BloombergBEIJING (Bloomberg) — Chinese President Xi Jinping said the central bank will play a stronger role in defending against risks, calling for more work on safeguarding the financial system and modernizing its regulatory framework.
China will set up a commission under the State Council to oversee financial stability and development, Xi said during the twice-a-decade National Financial Work Conference held July 14-15, state media reported late Saturday without defining the panel’s relationship with the central bank. Financial security is part of national security, and the financial sector should better serve the real economy, Xi said.
In a speech to the gathering, Xi said prudent monetary policy, a goal announced in December, should be firmly implemented. The PBOC should also take a stronger macro-prudential policy role, Xi added. He also called for greater yuan exchange-rate reform, an improved foreign-exchange market system, and steady progress in yuan internationalization, according to the reports from state media.
Xi is ramping up efforts to ensure stability ahead of a twice-a-decade leadership transition this fall at the 19th Communist Party Congress. He has elevated curbing risk in the $40 trillion financial industry to a new level with “strategic importance” amid increasingly intertwined business between China’s banks, brokerages, asset managers and insurers.
Xi also called for greater accountability for regulators, saying it’s a “dereliction of duty” if they fail to spot and dispose of risks in a timely manner, and stressed that coordination of financial regulation should be improved, and weak links in supervision strengthened.
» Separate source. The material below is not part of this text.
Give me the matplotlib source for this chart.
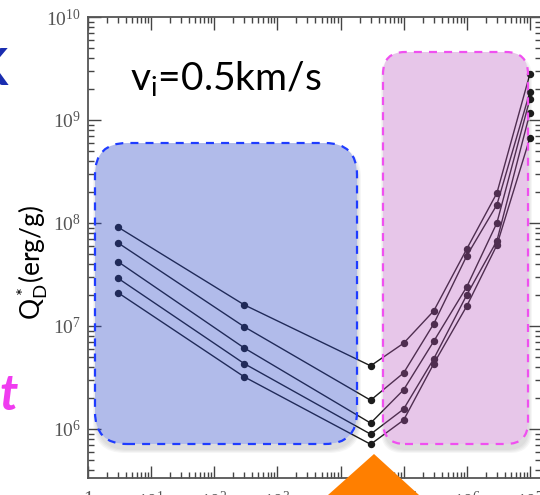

“The heavy emphasis on risk prevention will put a damper on much-needed reform in the financial market,” such as developing derivatives markets, said Victor Shih, a professor at the University of California at San Diego who studies China’s politics and finance. “With the wording on holding regulators for any signs of instability, they will definitely err on the side of caution. But if regulations are too stifling, financial talent may leave the country.”